Negroponte held talks with Musharraf on Saturday amid a tense political crisis over the suspension of Pakistan's chief justice.

Negroponte said at the US embassy in Islamabad: "The message I brought was one of a strong friendship and trust for and with the government and people of Pakistan."

Those opposing Musharraf have seized on the unrest to press the president to give up his dual role as president and head of the military by the end of the year, when he is constitutionally obliged to.

When asked if he had talked with Musharraf about the removal of Iftikhar Chaudhry, the Pakistan supreme court chief justice, Negroponte said he had discussed the "general political situation" in Pakistan.

Critics accuse Musharraf of suspending Chaudhry to remove obstacles to his re-election as president-in-uniform by the outgoing parliament, in defiance of the Pakistani constitution.
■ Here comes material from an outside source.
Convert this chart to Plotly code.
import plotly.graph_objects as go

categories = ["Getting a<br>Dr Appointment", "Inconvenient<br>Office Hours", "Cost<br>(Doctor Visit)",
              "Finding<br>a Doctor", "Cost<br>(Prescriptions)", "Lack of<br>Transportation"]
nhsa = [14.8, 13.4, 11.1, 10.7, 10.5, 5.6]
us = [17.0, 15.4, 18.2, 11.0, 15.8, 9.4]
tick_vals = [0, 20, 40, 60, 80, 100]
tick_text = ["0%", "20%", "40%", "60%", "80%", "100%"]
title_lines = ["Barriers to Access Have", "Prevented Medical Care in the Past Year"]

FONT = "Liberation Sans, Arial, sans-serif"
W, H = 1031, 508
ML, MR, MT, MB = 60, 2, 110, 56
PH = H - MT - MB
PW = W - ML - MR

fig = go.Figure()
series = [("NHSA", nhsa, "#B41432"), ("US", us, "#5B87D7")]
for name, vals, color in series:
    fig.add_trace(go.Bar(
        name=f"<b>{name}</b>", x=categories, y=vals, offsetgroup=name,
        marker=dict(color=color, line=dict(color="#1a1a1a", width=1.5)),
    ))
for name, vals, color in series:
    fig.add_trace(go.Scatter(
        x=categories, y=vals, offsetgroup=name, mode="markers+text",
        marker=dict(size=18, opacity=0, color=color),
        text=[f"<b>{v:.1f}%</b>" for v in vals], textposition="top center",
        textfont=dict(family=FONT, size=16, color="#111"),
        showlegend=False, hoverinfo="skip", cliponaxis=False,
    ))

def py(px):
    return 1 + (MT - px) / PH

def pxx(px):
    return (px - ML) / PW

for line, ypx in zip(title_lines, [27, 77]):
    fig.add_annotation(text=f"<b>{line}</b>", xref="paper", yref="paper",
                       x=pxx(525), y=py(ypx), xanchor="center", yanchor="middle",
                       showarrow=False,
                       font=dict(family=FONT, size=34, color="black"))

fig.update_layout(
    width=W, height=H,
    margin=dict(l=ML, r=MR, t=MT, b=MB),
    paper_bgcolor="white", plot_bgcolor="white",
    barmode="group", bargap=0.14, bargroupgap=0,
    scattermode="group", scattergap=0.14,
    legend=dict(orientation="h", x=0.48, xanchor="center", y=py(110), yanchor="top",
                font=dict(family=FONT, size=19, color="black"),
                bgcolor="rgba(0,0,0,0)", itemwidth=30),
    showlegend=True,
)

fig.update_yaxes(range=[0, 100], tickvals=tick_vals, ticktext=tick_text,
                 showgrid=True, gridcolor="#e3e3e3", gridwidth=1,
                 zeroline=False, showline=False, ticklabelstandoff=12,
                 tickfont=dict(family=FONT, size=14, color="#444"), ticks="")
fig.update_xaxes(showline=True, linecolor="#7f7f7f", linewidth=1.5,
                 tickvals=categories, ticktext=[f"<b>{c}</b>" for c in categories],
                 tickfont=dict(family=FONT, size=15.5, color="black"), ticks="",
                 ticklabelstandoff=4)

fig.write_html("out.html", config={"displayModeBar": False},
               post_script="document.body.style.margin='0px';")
"I think this is something that President Musharraf himself is going to want to decide and this is a matter that is up to him," Negroponte said.


No condemnation for the recent attack on Pakistan's media, merely words of support and 'friendship'. Compare this to the latest attack on Chavez by the Bu$hleaguers:

Robert Zoellick, almost certain to be the next head of the World Bank, on Saturday took aim at Venezuela's leftist president, Hugo Chavez, warning that his oil-fueled socialist revolution was headed for trouble.

"It's a country where economic problems are mounting, and as we're seeing also on the political and press side it's not moving in a healthy direction," Zoellick told reporters during a visit to Mexico.

So Pakistan, a country whose police raided the offices of a critical media network and shut it down, is worthy of 'strong friendship and trust', while Venezuela, a country that refused to renew the licence of a channel that was heavily involved in the failed 2002 coup, is 'not moving in a healthy direction'. An interesting interpretation of events, I'm sure you will agree.